“We’re closed.”
These are terrible words to see in front of your favorite small shops and services when you are in the mood to purchase something you desire, or ready to pay for something you wish to avail of. This feeling is made even worse emotionally when you know the closures are forced and permanent, and that you sadly and ultimately could not do anything about it.
It may not be the case that these businesses were bad and died a natural death, and may in fact be quite the contrary. You are probably a dedicated customer, and one among many that happily voted to keep those enterprises running by paying for what they offered, because you and others genuinely liked them. These businesses could have thrived under normal circumstances.
However, when a business was one of the casualties of regulations that limited its ability to operate, and when you were forced to stay at home and became unable to spend on it as often as before, you were essentially denied the ability to vote for its continued existence.
A diverse and plentiful number of micro, small and medium enterprises makes up the bulk of any healthy economy. It is normal to see that such entities comprise the vast majority of business activities in countries around the world. The economy has to thrive at different levels to cater to the tastes and needs of people from all walks of life. This natural phenomenon has been demonstrated consistently over the course of human history.
These days, the depressing news that hits consumers around the world is that of the mass closure of smaller businesses. These would be last seen offering final services that could not even be given fully due to limitations imposed upon them. These are the stores that found themselves severely hampered by the policies governing the economy created in the wake of the pandemic, through no fault of their own. While some undoubtedly survived by adapting to circumstances, as competent entrepreneurial entities should, many did not.
If a business is limited, for example, to only be able to serve an arbitrarily small number of customers at any given time, how can it hope to get by as it normally would? Yet such limitations exist around the world, decreed in the name of stopping the spread of COVID-19. For example, shops that used to be able to tend to twenty customers at once could have had their maximum number of potential clients reduced to just five at a time.
What this does in practice for countries with large populations is that customers would sometimes have to line up outside shops or gather in large crowds for a long time anyway due to space limitations.
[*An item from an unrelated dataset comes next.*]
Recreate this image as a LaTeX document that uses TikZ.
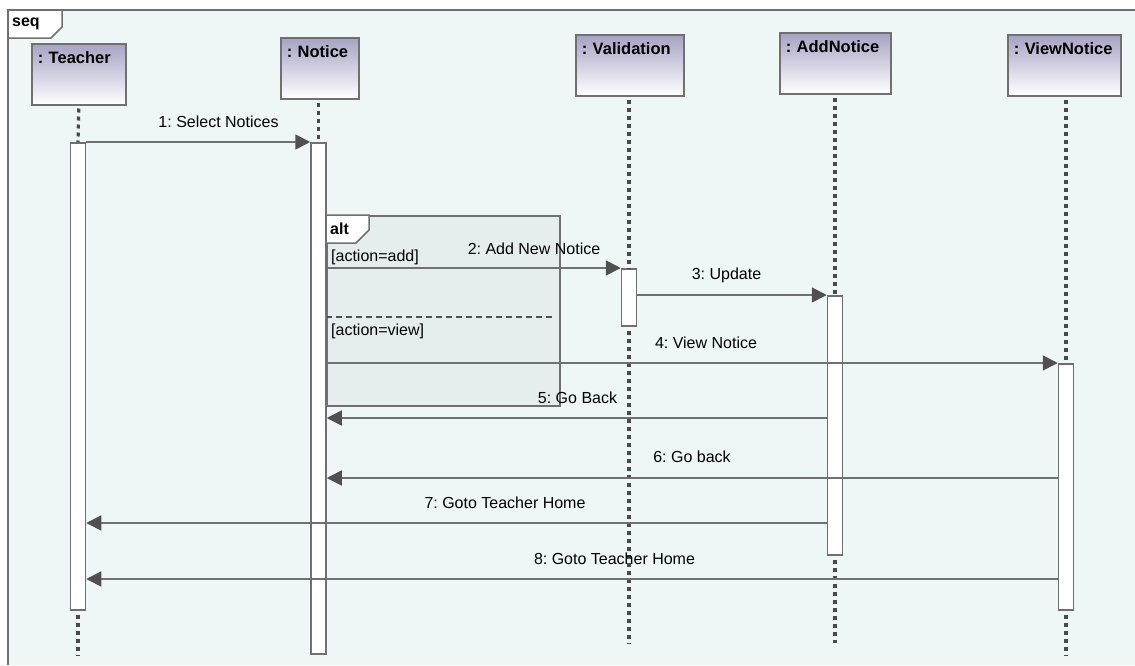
\documentclass[tikz,border=0pt]{standalone}
\usepackage{fontspec}
\setmainfont{Liberation Sans}
\usetikzlibrary{arrows.meta}
\definecolor{bgc}{HTML}{EEF6F6}
\definecolor{altc}{HTML}{E5EDED}
\definecolor{linec}{HTML}{707070}
\definecolor{headc}{HTML}{A6A2C3}
\definecolor{tipc}{HTML}{505050}
\definecolor{lifec}{HTML}{4A4A4A}
\frenchspacing

\begin{document}
\begin{tikzpicture}[x=1pt,y=-1pt,
  every node/.style={font=\fontsize{16}{18}\selectfont},
  head/.style={draw=linec, line width=1.5pt, top color=headc, bottom color=white,
    anchor=north west, inner ysep=0pt, inner xsep=6pt, align=left,
    text height=20pt, text depth=41pt, font=\fontsize{16.5}{18}\selectfont\bfseries},
  bar/.style={draw=linec, line width=1.5pt, fill=white, minimum width=15pt,
    inner sep=0pt, anchor=north},
  life/.style={draw=lifec, line width=3.2pt, dash pattern=on 4pt off 4pt},
  msg/.style={draw=linec, line width=1.6pt, -{Triangle[length=15pt,width=15pt,color=tipc]}},
  lbl/.style={inner sep=0pt},
  tabtext/.style={inner sep=0pt, anchor=west, font=\fontsize{16}{18}\selectfont\bfseries},
]
\useasboundingbox (0,0) rectangle (1135,665);

% sequence frame
\fill[bgc] (8,10) rectangle (1135,665);
\draw[linec, line width=1.5pt] (8,665) -- (8,10) -- (1135,10);
\draw[linec, line width=1.5pt, fill=white] (8,10) -- (62,10) -- (62,27) -- (51,38) -- (8,38) -- cycle;
\node[tabtext] (seqlbl) at (12,24) {seq};

% lifeline heads
\node[head, text width=82pt]  (teacher) at (31,43)   {\mbox{: Teacher}};
\node[head, text width=66pt]  (notice)  at (280,37)  {\mbox{: Notice}};
\node[head, text width=96pt]  (valid)   at (575,34)  {\mbox{: Validation}};
\node[head, text width=99pt]  (addn)    at (779,32)  {\mbox{: AddNotice}};
\node[head, text width=101pt] (viewn)   at (1007,34) {\mbox{: ViewNotice}};

% alt combined fragment
\node[draw=linec, line width=1.5pt, fill=altc, minimum width=233pt, minimum height=190pt,
  anchor=north west, inner sep=0pt] (alt) at (326,215) {};
\draw[linec, line width=1.5pt, fill=white] (alt.north west) -- ++(43,0) -- ++(0,15)
  -- ++(-13,13) -- ++(-30,0) -- cycle;
\node[tabtext] (altlbl) at (330,229) {alt};
\coordinate (sepL) at (326,317);
\coordinate (sepR) at (553,317);
\draw[tipc, line width=1.6pt, dash pattern=on 6pt off 4pt] (sepL) -- (sepR);
\node[lbl, anchor=west] (g1) at (331,257) {[action=add]};
\node[lbl, anchor=west] (g2) at (331,331) {[action=view]};

% activation bars
\node[bar, minimum height=467pt] (tA) at (78,142)    {};
\node[bar, minimum height=511pt] (nA) at (318.5,142) {};
\node[bar, minimum height=57pt]  (vA) at (629,268)   {};
\node[bar, minimum height=259pt] (aA) at (835,295)   {};
\node[bar, minimum height=246pt] (wA) at (1066,363)  {};

% lifelines
\draw[life] ([yshift=-3pt]teacher.south) -- (tA.north);
\draw[life] ([yshift=-3pt]nA.north |- notice.south) -- (nA.north);
\draw[life] ([yshift=-3pt]vA.north |- valid.south) -- (vA.north);
\draw[life] ([yshift=-3pt]aA.north |- addn.south) -- (aA.north);
\draw[life] ([yshift=-3pt]wA.north |- viewn.south) -- (wA.north);
\coordinate (tEnd) at (78,656);
\coordinate (vEnd) at (629,643);
\coordinate (aEnd) at (835,643);
\coordinate (wEnd) at (1066,655);
\draw[life] ([yshift=-4pt]tA.south) -- (tEnd);
\draw[life] ([yshift=-4pt]vA.south) -- (vEnd);
\draw[life] ([yshift=-4pt]aA.south) -- (aEnd);
\draw[life] ([yshift=-4pt]wA.south) -- (wEnd);

% messages
\draw[msg] (tA.north east) -- (nA.north west);
\draw[msg] (nA.east |- vA.north) -- (vA.north west);
\draw[msg] (vA.east |- aA.north) -- (aA.north west);
\draw[msg] (nA.east |- wA.north) -- (wA.north west);
\draw[msg] (aA.west |- 0,418) -- (nA.east |- 0,418);
\draw[msg] (wA.west |- 0,478) -- (nA.east |- 0,478);
\draw[msg] (aA.west |- 0,523) -- (tA.east |- 0,523);
\draw[msg] (wA.west |- 0,579) -- (tA.east |- 0,579);

% message labels
\node[lbl] (m1) at (218.5,122) {1: Select Notices};
\node[lbl] (m2) at (534,249)   {2: Add New Notice};
\node[lbl] (m3) at (726.5,275) {3: Update};
\node[lbl] (m4) at (706,343)   {4: View Notice};
\node[lbl] (m5) at (577.5,398) {5: Go Back};
\node[lbl] (m6) at (692,457)   {6: Go back};
\node[lbl] (m7) at (505,503)   {7: Goto Teacher Home};
\node[lbl] (m8) at (614.5,559) {8: Goto Teacher Home};
\end{tikzpicture}
\end{document}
In that case, was the objective of the policy, presumably to create social distancing, successfully met? That said, these cases are supposed to be the lucky ones. Some businesses could not even reopen at all due to other such restrictions that worked unfavorably against them.
Disasters and market fluctuations happen, sure, and these sometimes trigger the closure and death of certain businesses. Risk and uncertainty are always integral parts of lived experiences, and we make decisions and judgements based on our perception of them. But the very problem posed here is that closures enabled through harsh restrictions could have been avoided entirely. Some business deaths were preventable, and it would be a disservice to simply blame everything on the pandemic.
In these times, where consumers are stuck at home and unable to spend on the goods and services they would otherwise like to avail of, people are essentially barred from the democracy of markets. On the consumer side, it has become difficult to patronize favorite businesses as in pre-pandemic times. On the producer side, it has also become difficult to provide goods and services in a way that allows for continued and efficient operations in a “pandemic market”.
With many small businesses tragically and irreversibly gone —and more to follow suit as countries continue to scramble to get their acts together— we need to create a healthy and competitive global economy. We should start by remembering the importance of enabling market democracy.